O nosso recém-presidente Lula acertou em escolher Gilberto Gil para o ministério da Cultura. Homem politizado sem ser político, Gil é um artista popular (no que tange à sua música), eclético, culto, conhecedor do caos que enfrenta o país neste campo valoroso e um grande expoente brasileiro para o exterior já que é conhecido e respeitado internacionalmente.
Na sua primeira entrevista foi sensato e teve os pés no chão. Sabendo que seu ministério dispõe de uma das menores fatias do orçamento brasileiro disse que da mesma forma que os pobres conseguem sobreviver com pouco ele o fará. É um desafio bárbaro que ele saberá contornar.
Porém, algo muito deselegante foi a reclamação de salário. "Míseros" oito mil reais por mês para ocupar a pasta fizeram com que o músico negociasse a possibilidade de fazer shows enquanto ministro. Gil ganha 50 mil reais por apresentação e fará vinte cinco apresentações por ano. Se for ministro até o fim dos quatro anos de Lula fará cem shows e ganhará um bom dinheiro que reforçará sua poupança que segundo ele, Gil, é insuficiente para viver com oito mil reais mensais apenas.
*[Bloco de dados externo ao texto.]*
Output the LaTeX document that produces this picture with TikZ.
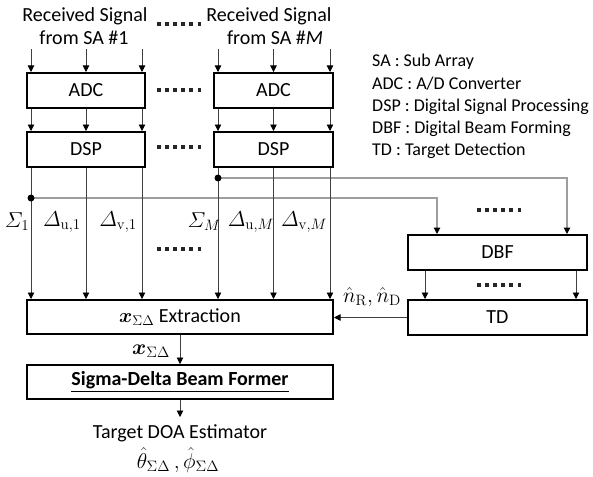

É estranho que numa entrevista Gil fale de fazer como os pobres, mas não aceite o "salário-mínimo" dos ministros precisando fazer bicos. Lógico que um artista como Gilberto Gil não poderia, só por ser ministro, deixar de fazer shows. É sua profissão e além de ser responsável pelos rumos da cultura do País tem uma legião de fãs - entre os quais está este que vos escreve - sedentos por curti-lo saracoteando nos palcos. Entretanto deve-se considerar que um artista como Gilberto Gil não vive só dos shows. Com seus trinta anos de carreira e dezenas de discos, não vai faltar gente no Brasil e lá fora que compre suas obras e graças aos direitos autorais - dos quais Gil é um árduo defensor - sua conta bancária não vai sofrer nenhum desfalque grave.
Gilberto Gil com esse salário poderá ter uma vida saudável em Brasília, poderá viajar para onde quiser (tanto à s suas custas quanto à s custas do Estado que paga as viagens dos ministros), poderá jantar em bons restaurantes e passar vários domingos no parque sem que qualquer confusão o atrapalhe.
Muito pior é a situação dos pobres, aos quais Gil se referiu em sua entrevista, que ganham, também, cerca de oito mil reais (na soma do quadriênio de sua gestão enquanto ministro) e não vendem discos nem fazem shows e, raramente, tem a possibilidade de, como Gilberto Gil, negociar o que fazer para ganhar mais. Se negociam quase sempre saem perdendo.
A escolha de Gilberto Gil, enfim, foi acertada. Outros nomes poderiam ser igualmente escolhidos. Há um leque imenso para esta pasta tantos são as pessoas cultas e aptas para tal função, escritores, professores, músicos, artistas, conhecedores da cultura brasileira em geral. Mas seria mais correto e menos constrangedor - tanto para a política quanto para a sociedade - que questões salariais não atrapalhassem. Ser ministro de qualquer pasta no governo de um país é uma honra para poucas pessoas e a grandeza de tal cargo não deve ser questionado por dinheiro algum, ainda mais por um homem culto, inteligente e talentoso como Gilberto Gil, uma das cabeças brilhantes que a ditadura militar não destruiu.